5.4: Protein Families
Protein families are groups of homologous proteins; that is, they have similarities in amino acid sequences and three-dimensional structures. Protein families usually occur because of gene duplication, where an additional copy of a gene is inserted into the genome of an organism. Mutations that change the amino acids but still allow the protein to be properly synthesized, will lead to new protein family members. If these new proteins contain similar amino acids in key locations, protein domains, and possibly the overall three-dimensional structure, can remain similar. Proteins within a family can have as low as 30% amino acid sequence homology but still perform related functions.
Protein superfamilies are larger groups of proteins that have evolved from a more distant ancestor. They generally have lower sequence homology as compared to a protein family but still have significant structural features in common. Each superfamily can contain several protein families with more closely related structures and functions. Some larger families are even further divided into sub-families. The exact distinction as to whether proteins belong to a superfamily, family, or subfamily can vary between classification systems and is still changing as the amount of protein sequence and structural data continues to grow.
The immunoglobulin protein superfamily (IgSF) is one of the largest protein superfamilies; over 700 superfamily members are found in the human genome. All members of the superfamily contain one or more immunoglobulin (Ig) domains. This domain has a unique three-dimensional structure composed of a sandwich of two anti-parallel beta-sheets, and most are involved in cell adhesion or ligand binding. The IgSF contains many families including antigen receptors, cell adhesion molecules (CAMs), cytoskeletal proteins, and several growth-factor and cytokine receptor groups. Several of the larger families are further divided into subfamilies. The antigen receptor family can be further divided into subfamilies: the antibody or immunoglobulin family and the T- cell receptor family; the CAMs can be divided into the NCAM, ICAM, and CD2 related protein families.

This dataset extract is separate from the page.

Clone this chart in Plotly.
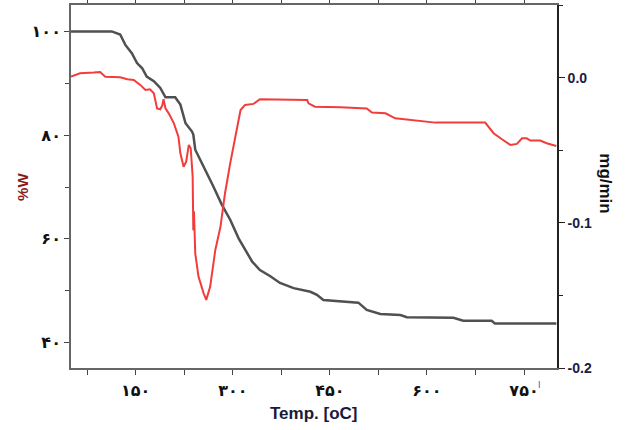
import plotly.graph_objects as go

# TG curve (weight %, left axis)
tg_temp = [50, 113, 126, 134, 144, 152, 160, 167, 178, 188, 196, 211, 219, 227, 237, 239,
           242, 255, 270, 283, 296, 309, 319, 330, 342, 358, 373, 394, 420, 430, 440, 494,
           507, 528, 559, 569, 641, 656, 700, 705, 800]
tg_weight = [100, 100, 99.4, 97.4, 95.8, 93.9, 92.9, 91.3, 90.4, 89.1, 87.3, 87.3, 85.9, 82.3,
             80.7, 80.1, 77.2, 74.0, 70.1, 66.6, 63.7, 60.1, 57.9, 55.6, 54.0, 52.8, 51.5, 50.5,
             49.8, 49.2, 48.2, 47.7, 46.3, 45.5, 45.3, 44.9, 44.8, 44.2, 44.2, 43.7, 43.7]

# DTG curve (mg/min, right axis)
dtg_temp = [50, 64, 85, 95, 103, 126, 137, 147, 157, 165, 172, 178, 183, 188, 191, 193, 196,
            201, 209, 216, 219, 224, 228, 232, 235, 238, 239, 240, 242, 247, 255, 259, 265,
            273, 281, 288, 296, 304, 312, 319, 332, 342, 394, 404, 415, 417, 427, 466, 507,
            515, 536, 551, 585, 613, 690, 703, 716, 729, 739, 747, 754, 760, 775, 785, 800]
dtg_rate = [0.0009, 0.0032, 0.0037, 0.0041, 0.0009, 0.0005, -0.0009, -0.0014, -0.0048, -0.0083,
            -0.0078, -0.0106, -0.021, -0.0216, -0.019, -0.0147, -0.021, -0.0244, -0.0313,
            -0.0405, -0.052, -0.0612, -0.0577, -0.0462, -0.0485, -0.068, -0.105, -0.092,
            -0.121, -0.137, -0.1485, -0.153, -0.144, -0.1186, -0.1025, -0.0795, -0.0589,
            -0.0405, -0.0221, -0.0186, -0.0179, -0.0147, -0.0147, -0.0152, -0.0152, -0.0175,
            -0.0198, -0.0202, -0.021, -0.0239, -0.0244, -0.0278, -0.0294, -0.0308, -0.0308,
            -0.0381, -0.0423, -0.0462, -0.0455, -0.0416, -0.0416, -0.0432, -0.0432, -0.045,
            -0.0469]

x_tickvals = [150, 300, 450, 600, 750]
x_ticktext = ["۱۵۰", "۳۰۰", "۴۵۰", "۶۰۰", "۷۵۰"]
y_tickvals = [40, 60, 80, 100]
y_ticktext = ["۴۰", "۶۰", "۸۰", "۱۰۰"]
y2_tickvals = [-0.2, -0.1, 0.0]
y2_ticktext = ["-0.2", "-0.1", "0.0"]

fig = go.Figure()
fig.add_trace(go.Scatter(x=dtg_temp, y=dtg_rate, yaxis="y2", mode="lines",
                         line=dict(color="#f23c3c", width=2), showlegend=False))
fig.add_trace(go.Scatter(x=tg_temp, y=tg_weight, yaxis="y", mode="lines",
                         line=dict(color="#505050", width=2.5), showlegend=False))

fa_font = dict(family="DejaVu Sans", size=16, color="#111111", weight="bold")

fig.update_layout(
    width=628, height=430,
    margin=dict(l=71, r=71, t=5, b=62),
    paper_bgcolor="white", plot_bgcolor="white",
    showlegend=False,
    xaxis=dict(range=[50, 801], tickvals=x_tickvals, ticktext=x_ticktext,
               ticks="outside", ticklen=5, tickcolor="#444", tickwidth=1.2,
               showline=True, linecolor="#666", linewidth=1.8, mirror="allticks",
               showgrid=False, zeroline=False, tickfont=fa_font, ticklabelstandoff=2,
               automargin=False,
               minor=dict(ticks="outside", ticklen=4, dtick=75, tick0=0, tickcolor="#444")),
    yaxis=dict(range=[35.1, 105.1], tickvals=y_tickvals, ticktext=y_ticktext,
               ticks="outside", ticklen=5, tickcolor="#444", tickwidth=1.2,
               showline=True, linecolor="#666", linewidth=1.8,
               showgrid=False, zeroline=False, tickfont=fa_font, automargin=False,
               minor=dict(ticks="outside", ticklen=4, dtick=10, tick0=0, tickcolor="#444")),
    yaxis2=dict(range=[-0.2, 0.0503], tickvals=y2_tickvals, ticktext=y2_ticktext,
                overlaying="y", side="right", anchor="x", automargin=False,
                ticks="outside", ticklen=6, tickcolor="#222", tickwidth=1.2,
                showline=True, linecolor="#222", linewidth=1.6,
                showgrid=False, zeroline=False,
                tickfont=dict(family="Liberation Sans", size=14, color="#1a2040", weight="bold"),
                minor=dict(ticks="outside", ticklen=4, dtick=0.05, tick0=0, tickcolor="#222")),
    annotations=[
        dict(text="<b>Temp. [oC]</b>", xref="paper", yref="paper", x=0.5, y=-0.095,
             xanchor="center", yanchor="top", showarrow=False,
             font=dict(family="Liberation Sans", size=17, color="#1a1a3a")),
        dict(text="<b>%W</b>", xref="paper", yref="paper", x=-0.1, y=0.5,
             xanchor="center", yanchor="middle", textangle=-90, showarrow=False,
             font=dict(family="Liberation Sans", size=15, color="#8a1a1a")),
        dict(text="<b>mg/min</b>", xref="paper", yref="paper", x=1.1, y=0.51,
             xanchor="center", yanchor="middle", textangle=90, showarrow=False,
             font=dict(family="Liberation Sans", size=17, color="#111")),
        dict(text="ا", xref="x", yref="paper", x=774, y=-0.028,
             xanchor="center", yanchor="top", showarrow=False,
             font=dict(family="DejaVu Sans", size=9, color="#3050c0")),
    ],
)

fig.write_html("out.html", config={"displayModeBar": False},
               post_script="document.body.style.margin='0';document.body.style.padding='0';")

Protein family classifications allow scientists to understand functional and evolutionary relationships between proteins. Several online resources can be used to search for known protein families or classify newly discovered proteins. Pfam is one of several online databases where a scientist can search for known proteins and their family members. A researcher can also enter the amino acid sequence of a newly discovered protein to see if it might belong to a known family of proteins due to sequence similarity. This can provide a testable hypothesis as to the possible role of the novel protein as family members often have similar structures and functions.